La ciudad-oásis de Kashgar constituye el corazón de la Región Autónoma de Xinjiang, en el noroeste de la República Popular de China, la más extensa del gigante asiático. Geográficamente hablando, Xinjiang presenta algunas particularidades muy curiosas. Así, algunos de los pasos de montaña más vertiginosos del mundo, como el del Torugart o la mítica carretera del Karakorum; uno de los desiertos más inhóspitos del planeta, el del Taklamakan, cuyo nombre significa algo así como "entrarás pero no saldrás" (quien esto escribe entró en él y salió, pero tras reventar tres ruedas del auto en el que iba, a causa del calor); el punto más bajo de la tierra (comparable al Mar Muerto, en Jordania), cerca de la ciudad de Turfan, donde el calor en verano es asfixiante; y el imponente K2, con una altura de 8.611 metros, pico situado en la frontera con la Cachemira paquistaní.
En mandarín, Xinjiang quiere decir "Nueva Frontera", nombre sinocéntrico muy poco querido por los lugareños, que prefieren hablar de Uyguristán, la tierra del pueblo uygur, e, incluso, de Turquestán Oriental, pues la población autóctona es, en su mayoría, de origen túrquico. El territorio de Xinjiang, Uyguristán, o como quiera que lo llamemos, mantiene frontera con Rusia, Pakistán, Mongolia, Afganistán y las repúblicas ex-soviéticas de Kazajistán, Kirguizistán y Tayikistán. También limita al sur con la región autónoma del Tibet. Quien esto escribe, accedió a Kashgar después de haber atravesado el paso del Torugart, a casi cuatro mil metros de altura, que une China con la pequeña república de Kirguizistán.
En su tiempo, Kashgar fue uno de los principales enclaves de la mítica Ruta de la Seda, sueño de todo viajero que se precie. Por supuesto, la ciudad, hoy, no es lo que debió ser, pero aún se puede imaginar uno la Kashgar de entonces visitando el mercado que cada domingo por la mañana se organiza a las afueras de la actual ciudad. El espectáculo es imponente y colosal. Y es que no se trata de un mercadillo de domingo más, sino de una concentración humana de miles de personas (¡... y de animales también!) de toda condición y pelaje, que deja atónito al viajero más curtido. Por un momento, podría pensarse que los trescientos mil habitantes de la ciudad están todos reunidos en el mercado. Particularmente singular resulta el mercado de trata de caballos, donde hábiles jinetes de ojos rasgados prueban sus monturas, una y otra vez, en rápidas y habilidosas carreras que van de un lado a otro del espacio acotado.

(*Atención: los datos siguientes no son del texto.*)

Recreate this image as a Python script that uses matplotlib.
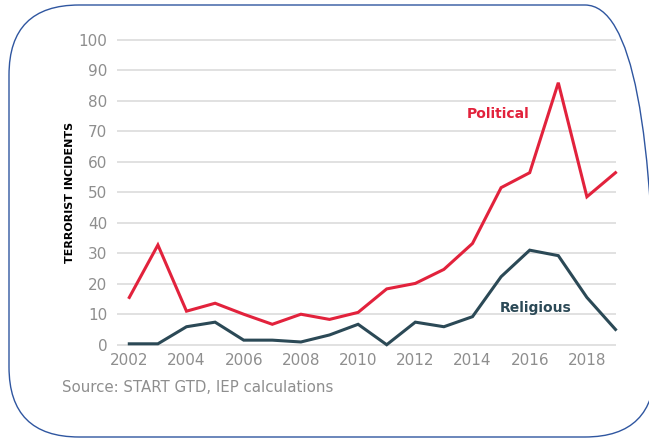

¡Y qué decir de la fruta de Kashgar! En el mercado dominical, el viajero podrá degustar una fruta exquisita, especialmente uvas y melones, que por estas tierras son especialmente dulces y jugosos. Sedas (haciendo honor a su antiguo pasado como enclave privilegiado de las rutas comerciales que unían Asia y Europa), perfumes, joyas, animales, alimentos. Todo se compra y todo se vende. Pero, lo que más encandila al viajero son las personas, los mil y un rostros distintos de todo este multicolor enjambre humano. Uno aquí tiene la sensación que la multiculturalidad no la ha inventado Europa y que nuestras ciudades, las españolas sobre todo, son mucho más uniformes y monótonas de lo que pensamos.
Kashgar alberga otros monumentos de gran interés, como la mezquita Id Kah, la mayor de toda China, construida en el año 1422, que se abarrota de fieles cada viernes con motivo de la plegaria colectiva. Entre ellos hay excelentes ajedrecistas, que el viajero aficionado podrá hallar jugando con rictus concentrado en cualquier parque público de los muchos que abundan en la ciudad, o en algún café. Como el ajedrez sólo exige ver y pensar para jugar (¡lo cual no es poco!), las barreras idiomáticas quedan automáticamente superadas. Además, el ajedrecista uygur es serio y leal en el juego, no como los uzbekos de Bujara que conocí en cierta ocasión, que eran todos un atajo de tramposos. Pero, de estos rufianes hablaremos en mejor ocasión.